REQUIRED TASK: Under this line sits a listing. Repeat exactly and only its lines from the one holding "Emit a Python" through the one holding "15.1, 8.4, 6.4, 6.4, 9.1, 10.7, 11.1, 9.1, 5.0, 3.0, 1.0]"; skip pictures.

** START **

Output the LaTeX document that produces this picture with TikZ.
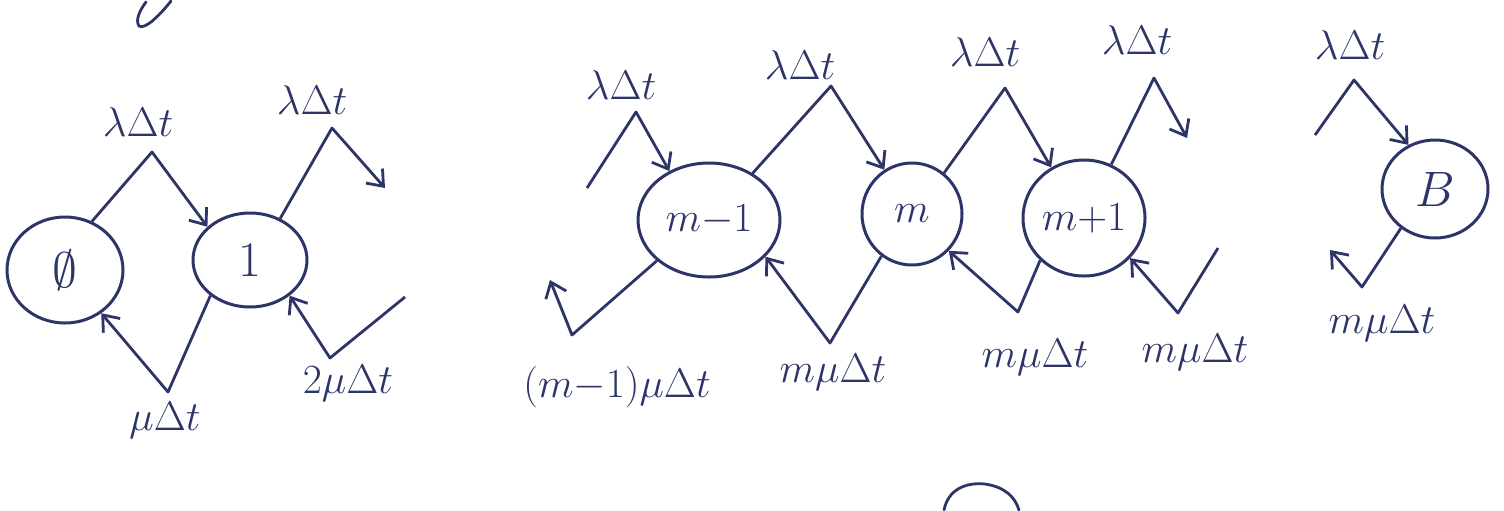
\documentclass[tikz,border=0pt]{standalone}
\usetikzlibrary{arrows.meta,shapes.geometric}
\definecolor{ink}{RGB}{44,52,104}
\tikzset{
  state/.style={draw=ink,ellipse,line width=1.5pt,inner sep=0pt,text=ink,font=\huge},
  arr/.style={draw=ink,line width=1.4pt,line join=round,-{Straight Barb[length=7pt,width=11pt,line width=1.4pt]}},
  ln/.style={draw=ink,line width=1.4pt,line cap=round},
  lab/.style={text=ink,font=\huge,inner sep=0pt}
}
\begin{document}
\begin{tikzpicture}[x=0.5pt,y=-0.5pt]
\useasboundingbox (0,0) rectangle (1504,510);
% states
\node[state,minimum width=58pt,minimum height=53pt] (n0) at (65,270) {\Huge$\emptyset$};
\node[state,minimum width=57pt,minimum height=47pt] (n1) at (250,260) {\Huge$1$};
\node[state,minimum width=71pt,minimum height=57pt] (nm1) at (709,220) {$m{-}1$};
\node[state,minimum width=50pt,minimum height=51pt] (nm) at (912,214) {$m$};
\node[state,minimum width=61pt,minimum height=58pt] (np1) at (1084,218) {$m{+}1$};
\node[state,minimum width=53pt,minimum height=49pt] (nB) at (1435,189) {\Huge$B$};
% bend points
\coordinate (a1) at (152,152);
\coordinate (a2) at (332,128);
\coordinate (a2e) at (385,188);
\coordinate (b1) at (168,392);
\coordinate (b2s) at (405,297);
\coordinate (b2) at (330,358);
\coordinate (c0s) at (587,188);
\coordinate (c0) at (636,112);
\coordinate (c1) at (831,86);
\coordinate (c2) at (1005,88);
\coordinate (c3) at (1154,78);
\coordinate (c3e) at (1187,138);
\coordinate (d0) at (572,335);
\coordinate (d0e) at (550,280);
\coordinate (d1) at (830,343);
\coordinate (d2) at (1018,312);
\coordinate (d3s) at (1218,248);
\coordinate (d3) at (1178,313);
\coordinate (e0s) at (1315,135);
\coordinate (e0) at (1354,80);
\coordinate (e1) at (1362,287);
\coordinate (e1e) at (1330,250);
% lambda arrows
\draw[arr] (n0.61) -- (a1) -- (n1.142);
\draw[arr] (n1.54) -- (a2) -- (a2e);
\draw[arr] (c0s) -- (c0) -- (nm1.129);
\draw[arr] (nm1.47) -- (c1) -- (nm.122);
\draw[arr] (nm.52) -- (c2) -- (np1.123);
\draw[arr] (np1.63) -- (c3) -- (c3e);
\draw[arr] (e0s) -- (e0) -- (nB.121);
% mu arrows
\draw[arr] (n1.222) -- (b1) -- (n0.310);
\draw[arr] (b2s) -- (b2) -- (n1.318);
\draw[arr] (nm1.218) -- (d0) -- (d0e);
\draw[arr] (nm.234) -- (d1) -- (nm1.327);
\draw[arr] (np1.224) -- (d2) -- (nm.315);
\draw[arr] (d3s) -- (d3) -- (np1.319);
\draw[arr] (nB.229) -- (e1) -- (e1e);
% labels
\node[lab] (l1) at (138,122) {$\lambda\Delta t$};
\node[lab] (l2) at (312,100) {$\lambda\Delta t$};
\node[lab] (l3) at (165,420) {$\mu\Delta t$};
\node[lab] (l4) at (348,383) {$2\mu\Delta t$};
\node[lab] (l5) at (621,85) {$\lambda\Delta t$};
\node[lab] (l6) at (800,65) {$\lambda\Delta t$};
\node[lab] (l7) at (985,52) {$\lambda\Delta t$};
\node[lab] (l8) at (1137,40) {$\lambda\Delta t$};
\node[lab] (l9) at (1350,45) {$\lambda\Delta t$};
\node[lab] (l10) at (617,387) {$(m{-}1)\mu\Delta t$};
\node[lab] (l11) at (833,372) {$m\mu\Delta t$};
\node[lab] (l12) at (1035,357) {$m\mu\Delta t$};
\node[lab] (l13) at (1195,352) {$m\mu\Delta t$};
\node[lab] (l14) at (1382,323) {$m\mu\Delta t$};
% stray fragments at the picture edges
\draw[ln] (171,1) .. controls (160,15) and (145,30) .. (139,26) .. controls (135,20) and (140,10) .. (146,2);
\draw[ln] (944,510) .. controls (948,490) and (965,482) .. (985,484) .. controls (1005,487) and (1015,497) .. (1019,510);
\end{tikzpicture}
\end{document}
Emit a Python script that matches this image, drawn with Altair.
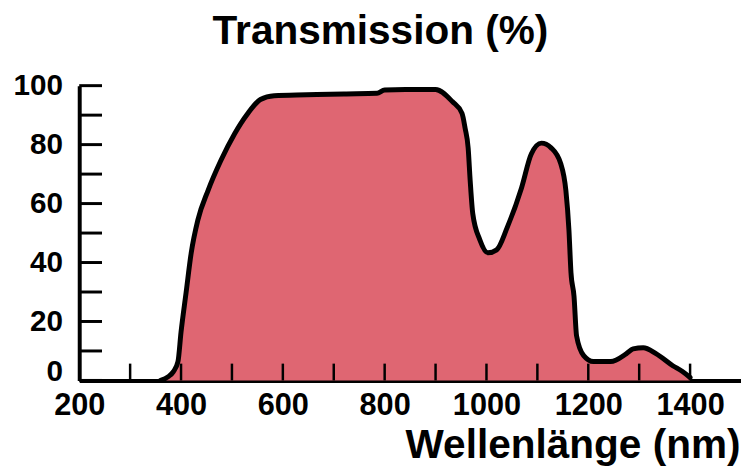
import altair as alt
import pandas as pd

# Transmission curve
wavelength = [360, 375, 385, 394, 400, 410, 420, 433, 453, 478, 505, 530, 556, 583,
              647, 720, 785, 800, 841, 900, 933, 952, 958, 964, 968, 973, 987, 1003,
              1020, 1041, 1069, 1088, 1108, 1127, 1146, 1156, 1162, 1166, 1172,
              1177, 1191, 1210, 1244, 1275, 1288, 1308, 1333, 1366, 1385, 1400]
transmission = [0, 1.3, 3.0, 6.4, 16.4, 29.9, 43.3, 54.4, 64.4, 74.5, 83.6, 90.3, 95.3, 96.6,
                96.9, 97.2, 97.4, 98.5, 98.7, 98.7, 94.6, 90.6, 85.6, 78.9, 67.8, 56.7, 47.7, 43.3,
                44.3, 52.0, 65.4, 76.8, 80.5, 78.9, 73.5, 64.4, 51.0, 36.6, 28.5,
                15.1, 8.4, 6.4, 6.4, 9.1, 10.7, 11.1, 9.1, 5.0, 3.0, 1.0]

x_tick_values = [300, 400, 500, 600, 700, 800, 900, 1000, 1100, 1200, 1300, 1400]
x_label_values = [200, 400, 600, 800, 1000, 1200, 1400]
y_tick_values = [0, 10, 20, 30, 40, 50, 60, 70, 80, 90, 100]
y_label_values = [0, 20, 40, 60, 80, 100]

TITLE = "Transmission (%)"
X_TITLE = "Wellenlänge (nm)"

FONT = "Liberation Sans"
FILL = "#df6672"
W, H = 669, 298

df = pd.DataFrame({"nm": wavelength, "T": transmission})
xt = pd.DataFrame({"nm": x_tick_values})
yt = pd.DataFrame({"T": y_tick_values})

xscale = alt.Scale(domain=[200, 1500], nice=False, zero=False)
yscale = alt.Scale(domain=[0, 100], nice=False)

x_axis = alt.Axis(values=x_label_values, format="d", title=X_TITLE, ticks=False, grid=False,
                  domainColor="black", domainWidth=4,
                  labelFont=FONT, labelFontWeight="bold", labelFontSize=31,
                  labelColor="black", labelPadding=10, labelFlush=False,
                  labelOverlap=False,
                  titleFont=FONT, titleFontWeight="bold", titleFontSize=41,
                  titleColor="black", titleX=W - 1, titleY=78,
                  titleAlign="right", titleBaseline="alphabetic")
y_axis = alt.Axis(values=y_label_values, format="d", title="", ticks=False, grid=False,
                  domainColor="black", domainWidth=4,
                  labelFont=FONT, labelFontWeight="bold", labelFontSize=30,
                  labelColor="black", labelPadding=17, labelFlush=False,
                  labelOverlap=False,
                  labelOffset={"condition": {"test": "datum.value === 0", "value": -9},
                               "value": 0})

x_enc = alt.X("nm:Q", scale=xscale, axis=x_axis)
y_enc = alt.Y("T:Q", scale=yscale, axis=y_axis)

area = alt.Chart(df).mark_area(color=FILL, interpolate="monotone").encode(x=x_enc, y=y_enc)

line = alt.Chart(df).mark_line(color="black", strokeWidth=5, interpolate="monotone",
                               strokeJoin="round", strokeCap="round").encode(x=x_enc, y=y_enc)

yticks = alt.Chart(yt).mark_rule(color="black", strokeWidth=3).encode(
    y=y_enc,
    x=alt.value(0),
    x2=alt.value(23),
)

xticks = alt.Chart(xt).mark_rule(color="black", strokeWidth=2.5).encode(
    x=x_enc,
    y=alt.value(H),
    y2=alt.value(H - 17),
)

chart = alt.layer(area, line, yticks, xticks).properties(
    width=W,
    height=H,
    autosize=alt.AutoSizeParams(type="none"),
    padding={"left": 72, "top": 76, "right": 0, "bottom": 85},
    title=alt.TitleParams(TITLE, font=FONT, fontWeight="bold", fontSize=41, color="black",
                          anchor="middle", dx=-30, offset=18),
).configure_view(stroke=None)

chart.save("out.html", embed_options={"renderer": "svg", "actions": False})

** END **

TASK RESULT:
Emit a Python script that matches this image, drawn with Altair.
import altair as alt
import pandas as pd

# Transmission curve
wavelength = [360, 375, 385, 394, 400, 410, 420, 433, 453, 478, 505, 530, 556, 583,
              647, 720, 785, 800, 841, 900, 933, 952, 958, 964, 968, 973, 987, 1003,
              1020, 1041, 1069, 1088, 1108, 1127, 1146, 1156, 1162, 1166, 1172,
              1177, 1191, 1210, 1244, 1275, 1288, 1308, 1333, 1366, 1385, 1400]
transmission = [0, 1.3, 3.0, 6.4, 16.4, 29.9, 43.3, 54.4, 64.4, 74.5, 83.6, 90.3, 95.3, 96.6,
                96.9, 97.2, 97.4, 98.5, 98.7, 98.7, 94.6, 90.6, 85.6, 78.9, 67.8, 56.7, 47.7, 43.3,
                44.3, 52.0, 65.4, 76.8, 80.5, 78.9, 73.5, 64.4, 51.0, 36.6, 28.5,
                15.1, 8.4, 6.4, 6.4, 9.1, 10.7, 11.1, 9.1, 5.0, 3.0, 1.0]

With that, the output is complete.